"Incompetence and poor practices in the construction industry" and among others led to the June 2017 fire at London's Grenfell residential high-rise building, causing 72 deaths, according to the lead counsel for the public inquiry that ended Nov. 10.
"Each and every one of the risks which eventuated at Grenfell Tower on that night were well known by many and ought to have been known by all who had any part to play," asserted Richard Millett. "Each and every one of the deaths...was avoidable."
Completed in 1974, the 23-floor concrete framed building was owned by Royal Borough of Kensington and Chelsea (RBKC) and managed by an external tenant management organization. In June 2014, the TMO awarded contracts starting the tower's ill-fated refurbishment, including new facades.
Three years later, a faulty refrigerator in a fourth floor kitchen sparked the early morning fire, which escaped through a substandard window and engulfed the building in a few hours.

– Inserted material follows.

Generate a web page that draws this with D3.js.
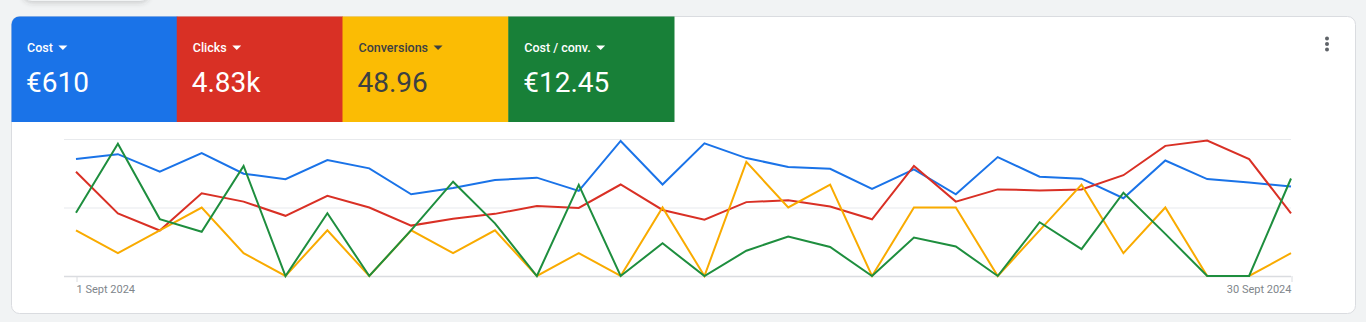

The newly installed aluminum composite rainscreen panels on the facade's outer face were identified as the vector for rapid fire spread in the inquiry’s first phase, ending three years ago. Arconic Architectural Products SAS, a French subsidiary of Pennsylvania-based Arconic Inc., supplied the “Reynobond PE” rainscreen panels incorporating a thin polyethylene core.
However, “the design of the refurbishment, the choice of materials and the manner of construction" also contributed the disaster, noted inquiry chair Martin Moore-Bick at the time.
While the inquiry's first phase covered the sequence of events around the fire, phase two, just ended, examined its causes. The evidence, claimed Millet in his summing up, revealed failings in the fire engineering, architecture and building control, as well as "cynical and possibly even dishonest practices in the cladding and insulation materials manufacturing sector."
During the inquiry's second phase's 312 days, the parties concerned indulged in a "merry-go-round of buck passing," claimed Millet. "Many...core participants appear simply to have used the inquiry as an opportunity...to minimize their own exposure to legal liability," he said.
Summing up for Arconic, Stephen Hockman perceived "an agenda throughout to subject [Arconic] to condemnation even before the case has been fully heard." Claiming the cladding product "was entirely lawful" at the time, it was up to others at assess its suitability, he asserted.
Costing an estimated $170 million, the whole inquiry drew evidence from around 1,500 witnesses and around 300,000 documents. Its final report is due in the second half of next year.